§ What to do: Set the data down again, exactly as it reads, but without the pictures.

● ● ● ● ●

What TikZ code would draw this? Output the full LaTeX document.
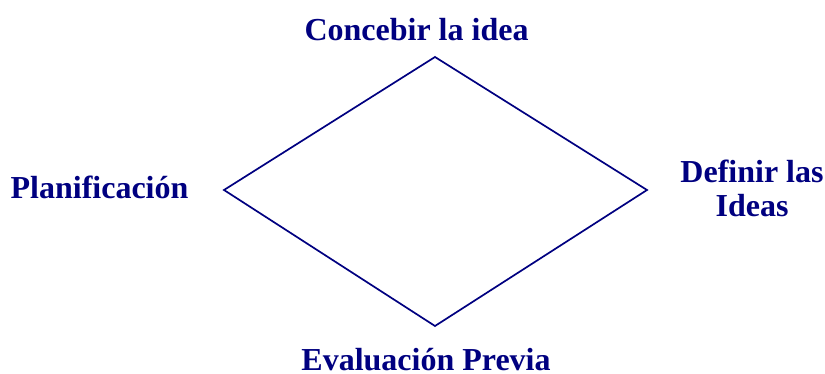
\documentclass[tikz,border=0pt]{standalone}
\usepackage{fontspec}
\setmainfont{Liberation Serif}
\definecolor{navy}{HTML}{000080}
\begin{document}
\begin{tikzpicture}[x=1pt,y=-1pt,
  lbl/.style={text=navy,font=\bfseries\fontsize{32}{34}\selectfont,inner sep=0pt,anchor=base},
  edge/.style={draw=navy,line width=1.7pt}]
\useasboundingbox (0,0) rectangle (825,374);
\coordinate (t) at (435,57);
\coordinate (r) at (647,190);
\coordinate (b) at (435,326);
\coordinate (l) at (224,190);
\draw[edge,line join=miter] (t) -- (r) -- (b) -- (l) -- cycle;
\node[lbl] (c) at (416.5,41) {Concebir la idea};
\node[lbl] (p) at (99.5,199) {Planificación};
\node[lbl] (d1) at (752,183) {Definir las};
\node[lbl] (d2) at (752,217) {Ideas};
\node[lbl] (e) at (426,370) {Evaluación Previa};
\end{tikzpicture}
\end{document}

● ● ● ● ●

§ Solution to this exercise:
What TikZ code would draw this? Output the full LaTeX document.
\documentclass[tikz,border=0pt]{standalone}
\usepackage{fontspec}
\setmainfont{Liberation Serif}
\definecolor{navy}{HTML}{000080}
\begin{document}
\begin{tikzpicture}[x=1pt,y=-1pt,
  lbl/.style={text=navy,font=\bfseries\fontsize{32}{34}\selectfont,inner sep=0pt,anchor=base},
  edge/.style={draw=navy,line width=1.7pt}]
\useasboundingbox (0,0) rectangle (825,374);
\coordinate (t) at (435,57);
\coordinate (r) at (647,190);
\coordinate (b) at (435,326);
\coordinate (l) at (224,190);
\draw[edge,line join=miter] (t) -- (r) -- (b) -- (l) -- cycle;
\node[lbl] (c) at (416.5,41) {Concebir la idea};
\node[lbl] (p) at (99.5,199) {Planificación};
\node[lbl] (d1) at (752,183) {Definir las};
\node[lbl] (d2) at (752,217) {Ideas};
\node[lbl] (e) at (426,370) {Evaluación Previa};
\end{tikzpicture}
\end{document}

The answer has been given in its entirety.